According to John Barilaro, there are 6,063 print and packaging businesses in NSW employing 80,800 people in both  capital cities and all regional centres. These businesses account for $4.8 billion in annual wages.
“Considering the size and scope of this important manufacturing sector, we look forward to seeing people in the industry take up this offer of free training, to skill up for the benefit of their businesses, their staff and the sector as a whole.
“It was pleasing to see Andrew Macaulay yesterday, and I’m grateful for the work PIAA is doing to spread the word about this important skills and small business initiative,” he said.

PIAA recently secured the support of the Tasmanian government for Victoria’s Holmesglen Institute of TAFE to provide print training in the state, and is pursuing the same arrangement for South Australia. “NSW is in a position to supply these services directly to the state, and the commitment of the Deputy Premier is an indication that this is the path he wants to take,” said Macaulay. “We intend to follow up these discussions and seek further action.”

SMEs, which represent 98 percent of NSW businesses, employ half the state’s workforce – about 1.56 million people – and pay $47 billion per year in wages and salaries.

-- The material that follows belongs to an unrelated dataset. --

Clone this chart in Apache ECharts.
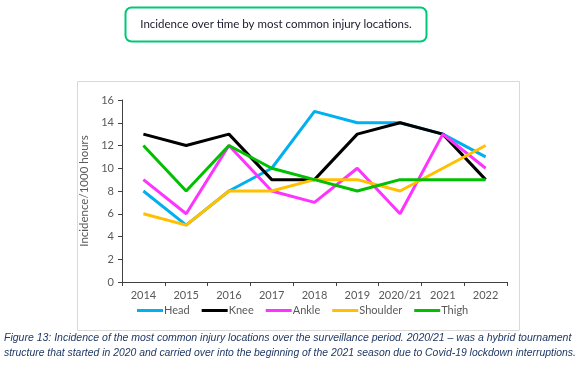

According to Barilaro, the sector is vital for the state’s economic future. “We need a workforce that will continue to underpin NSW as the nation’s leading economy, and the strongest workforce is one that’s continually learning, upskilling, and keeping up to date with new technologies,” he said. “Our economy is now the strongest in the nation, and as a government we want to be doing everything we can to support small business owners – the very people who take on great risks, to create job opportunities for others.”